Interest in mortgages and refinancing was up for the week prior to the recent Fed news, according to the Mortgage Bankers Association.
Per its weekly report, the MBA reports that mortgage applications increased 3.8 percent, week-over-week, as of Sept. 16. On an unadjusted basis, the Index increased 14 percent compared with the previous week.
The Refinance Index increased 10 percent from the previous week as of Sept. 16, while down 83 percent compared to the same week one year ago.
“Treasury yields continued to climb higher last week in anticipation of the Federal Reserve’s September meeting, where it is expected that they will announce—in their efforts to slow inflation—another sizable short-term rate hike.
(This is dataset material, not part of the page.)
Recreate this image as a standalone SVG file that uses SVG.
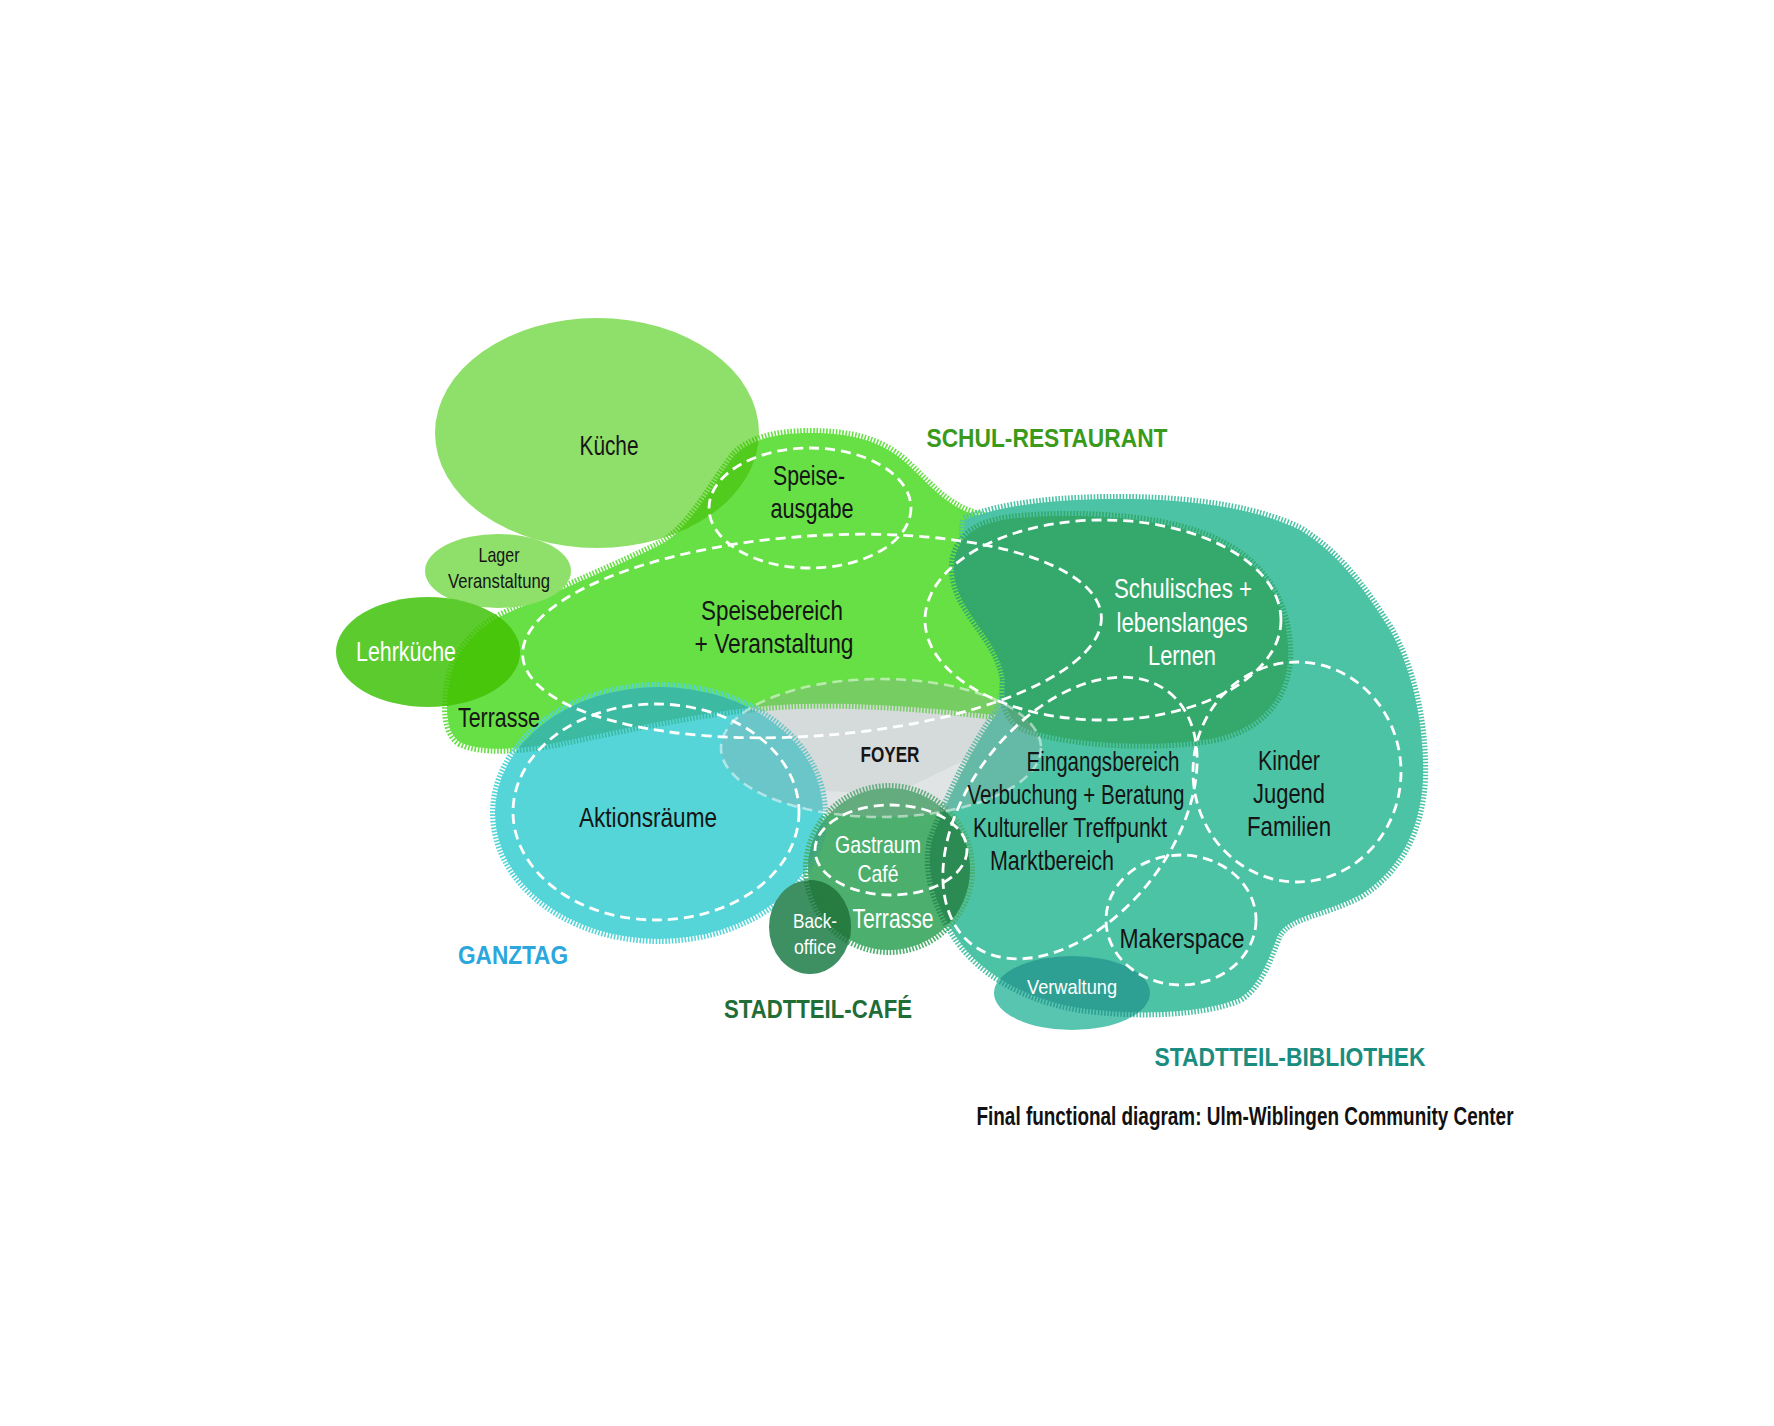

Mortgage rates followed suit last week, increasing across the board, with the 30-year fixed rate jumping 24 basis points to 6.25 percent—the highest since October 2008,” said Joel Kan, MBA’s Associate Vice President of Economic and Industry Forecasting. “As with the swings in rates and other uncertainties around the housing market and broader economy, mortgage applications increased for the first time in six weeks but remained well below last year’s levels, with purchase applications 30 percent lower and refinance activity down 83 percent. The weekly gain in applications, despite higher rates, underscores the overall volatility right now as well as Labor Day-adjusted results the prior week.”